A Complexa Implementação do IVA na Índia: Uma Jornada de Concessões e Reformas
Em 1º de julho de 2017, a Índia deu um passo histórico ao implementar o IVA (Imposto sobre Valor Agregado), substituindo um sistema complexo e fragmentado de impostos estaduais e centrais. A medida marcou o fim de 17 anos de debates e negociações envolvendo o governo central, os 28 estados da federação e diversos setores econômicos.
A experiência indiana é uma lição valiosa para países com estruturas federativas similares, como o Brasil, que enfrenta desafios parecidos em sua reforma tributária sobre bens e serviços.
Antes do IVA: Fragmentação e Divergências Fiscais
Antes da adoção do IVA, a Índia convivia com um sistema altamente descentralizado de tributação sobre o consumo. Cada estado definia suas próprias alíquotas e regras, o que criava distorções econômicas, bitributação, ineficiências logísticas e insegurança jurídica nas transações interestaduais.
Essa realidade era muito semelhante ao cenário brasileiro, no qual os diferentes estados aplicam alíquotas distintas de ICMS, gerando conflitos e inseguranças tributárias constantes.
O Papel dos Estados: A Chave para a Reforma
Segundo o pesquisador K. J. Joseph, diretor do Gulati Institute of Finance and Taxation (GIFT), a reforma só foi possível graças ao “maior sacrifício financeiro dos estados indianos”, que abriram mão do controle sobre tributos essenciais à sua arrecadação.
Para equilibrar essa perda de autonomia, o governo central da Índia criou um mecanismo de compensação temporária e um comitê de governança fiscal compartilhada, estabelecendo uma forma de co-gestão do IVA entre os entes federativos.
Principais Desafios da Implementação
A adoção do IVA na Índia enfrentou diversos desafios técnicos e políticos, entre eles:
- Definição das alíquotas: O país optou por múltiplas alíquotas em vez de uma única tarifa, como nos modelos escandinavos.
- Divisão da arrecadação: Foi necessário estabelecer critérios para partilhar a receita entre os estados e a União.
- Tecnologia e compliance: Um novo sistema digital foi desenvolvido para registrar as transações e facilitar a fiscalização.
- Resistência política e setorial: Muitos setores econômicos manifestaram receios quanto ao impacto nos preços e na burocracia.
Modelo de Governança: Comitê GST
O IVA na Índia, conhecido localmente como GST (Goods and Services Tax), é regido por um conselho federativo, no qual cada estado tem voz e voto. Esse órgão define mudanças nas alíquotas, ajustes regulatórios e políticas de compensação.
Esse modelo de governança compartilhada tem sido essencial para evitar conflitos prolongados e promover a continuidade do sistema, ainda que ajustes sejam frequentemente necessários.
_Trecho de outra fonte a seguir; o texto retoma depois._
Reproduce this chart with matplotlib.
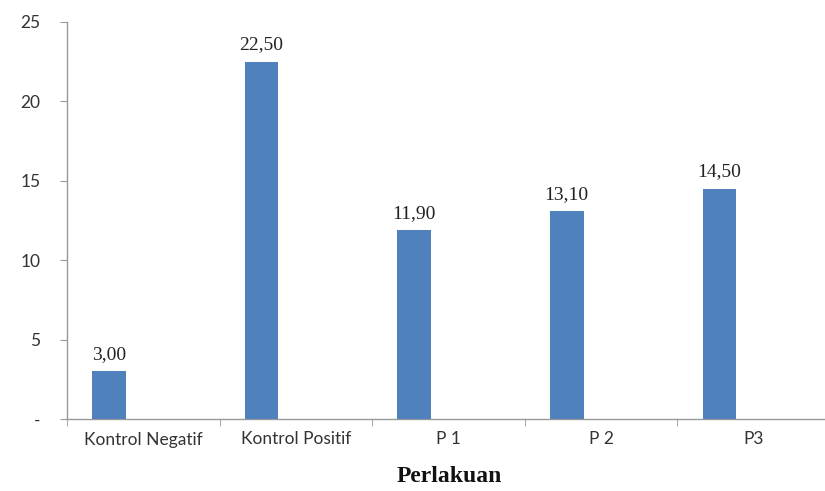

Impactos Econômicos e Ajustes Pós-Implementação
Embora tenha melhorado a unificação do mercado interno indiano e aumentado a eficiência arrecadatória, a implementação do IVA não foi isenta de controvérsias. Alguns problemas observados incluem:
- Conflitos federativos posteriores, relacionados à distribuição das receitas;
- Dificuldades de adaptação de pequenas empresas ao sistema digital;
- Demora na devolução de créditos tributários, gerando impacto no fluxo de caixa de empresas exportadoras.
A necessidade de revisões periódicas no modelo demonstrou que a reforma tributária é um processo contínuo, e não um evento isolado.
Conclusão: Lições da Índia para o Brasil
A experiência da Índia mostra que a implementação de um imposto nacional sobre o consumo exige muito mais do que um projeto legislativo bem escrito. Requer maturidade política, concessões federativas, estrutura tecnológica robusta e participação ativa dos entes subnacionais.
Assim como a Índia, o Brasil precisa encontrar caminhos para equilibrar a autonomia fiscal dos estados com a necessidade de simplificar e modernizar o sistema tributário.
A adoção de um imposto único nacional, como o IBS proposto na reforma brasileira, pode se inspirar nas boas práticas indianas, mas também deve se preparar para desafios semelhantes ao longo do caminho.